Now the first component is taken modulo 2, so it becomes zero. The second component is taken modulo 4, so it is unchanged:

$$(2,2) = (0,2)$$

Now let's add $(1,1)$ again:

$$(0,2) + (1,1) = (1,3)$$

This time the first component is less than $2$ and the second is less than $4$, so we don't have to reduce either one.

One more time:

$$(1,3) + (1,1) = (2,4)$$

The first component $2$ is taken modulo $2$ so it becomes $0$. The second component $4$ is taken modulo $4$ so it also becomes $0$. Thus $(2,4) = (0,0)$.

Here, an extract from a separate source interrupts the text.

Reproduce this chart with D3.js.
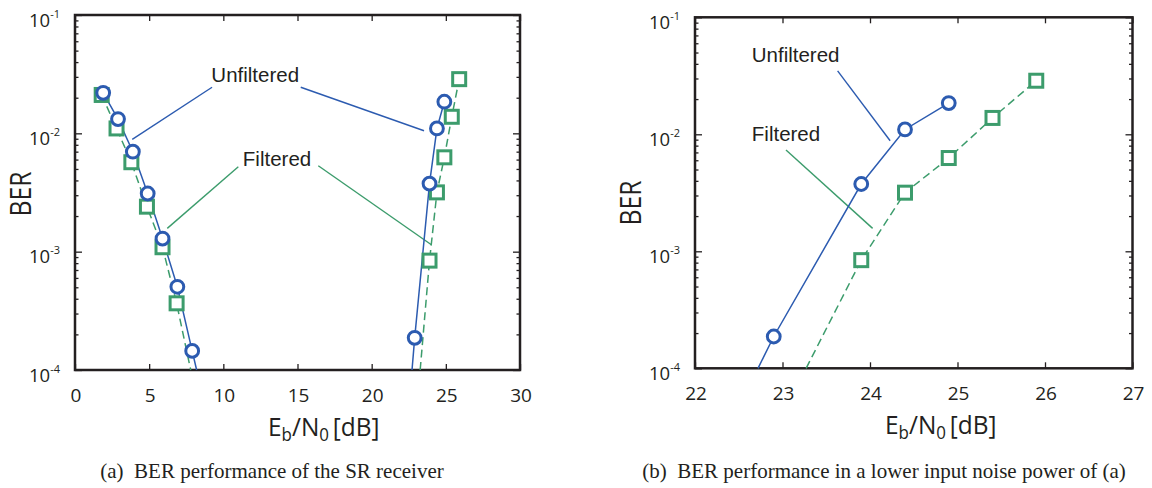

Thus we have shown that $$\langle (1,1)\rangle = \{(1,1), (0,2), (1,3), (0,0)\}$$

Note that this subgroup contains four elements, and the entire group $Z_2 \times Z_4$ contains $2 \times 4 = 8$ elements, so we know that there must be two cosets of $\langle (1,1) \rangle$. One is $\langle (1,1) \rangle$ itself. The other is $\langle (1,1) \rangle$ plus any element not in $\langle (1,1) \rangle$. All of the following are equally valid ways to specify the second coset: $$(0,1) + \langle (1,1) \rangle$$ $$(0,3) + \langle (1,1) \rangle$$ $$(1,0) + \langle (1,1) \rangle$$ $$(1,2) + \langle (1,1) \rangle$$ $$\{(0,1), (0,3), (1,0), (1,2)\}$$